ASDA workers commented on Houghton’s video, “I always said they would drag the equal pay claim out for years so we would get nothing, this proves me right and very disappointed in GMB!”; “I think the equal pay claim is a bit of ‘never gonna happen’; “So what are you going to do about it [the pay deal]? We pay you to represent us and these terms clearly are unacceptable. Are you going to keep stringing us along with this never-ending equal pay claim? Time to see some action.”

Rather than joining workers in an industrial struggle for improved pay for all, the union focusses attention on a stultifying legal campaign. Its divisive character is underscored by the fact that there is an ongoing dispute involving thousands of ASDA distribution workers, who have just voted by 70 percent to reject a company pay offer and 80 percent in favour of strike action.

Their vote is a rejection of the GMB’s two-year effort to shut the dispute down. Early in the pandemic it was buried in talks at the arbitration body ACAS, resulting in a deal so bad that the GMB was forced to reopen negotiations last September.

Months of negotiations followed before strike action was even mentioned. It was delayed, despite a vote of 94 percent in favour, by an inadequate company pay offer to which the union did not attach a recommendation, while making clear its opposition to a “No” vote. Houghton warned that if workers refused, “You must be prepared to vote for and take part in industrial action to achieve something better. Do not vote to reject this offer unless you are prepared to take that next step”.

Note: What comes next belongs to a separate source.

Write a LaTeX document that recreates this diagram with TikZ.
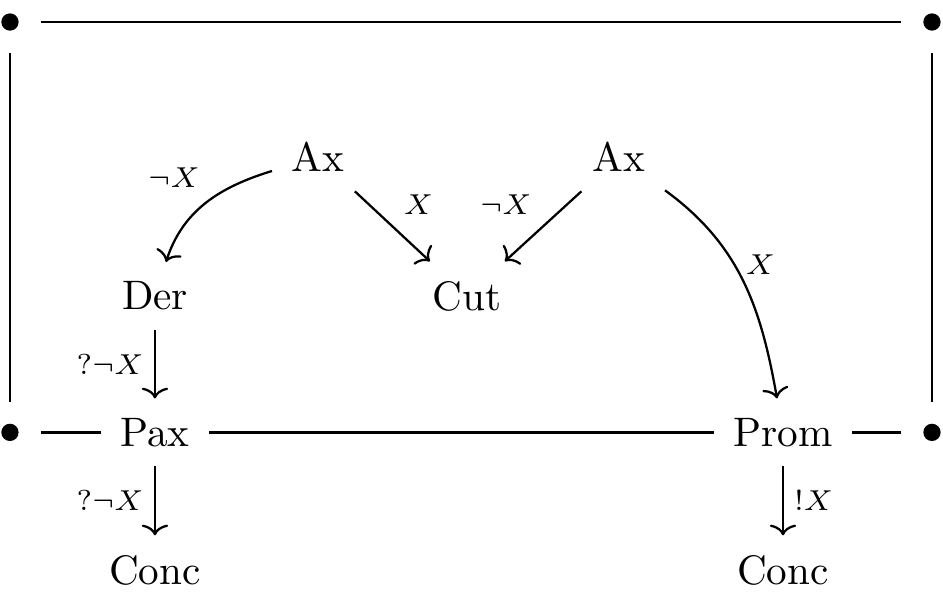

The GMB’s actions were part of a broader demobilization of 18,000 distribution workers across ASDA, Tesco and Morrisons, involving the GMB, USDAW and Unite. Workers are ready for a fight and understand they can place no faith in the trade unions. Several commented on Houghton’s ASDA retail pay deal video, “That is such a slap in the face and yet no mention of any action by GMB”; “What’s the point of a union if they can’t get us a decent pay rate, always thought the union was a con and this proves it”; “If strike action isn’t planned I’m leaving the GMB”; “And the union is doing what about it? Oh, nothing. I’ve known members of management laugh, behind doors of course, at colleagues getting the union involved. The words’ they have no teeth’ have been used to describe them.”

A new leadership and perspective for struggle is needed. A joint fight by distribution and retail workers must be waged through the formation of rank-and-file committees, directly accountable to workers and independent of USDAW and the GMB.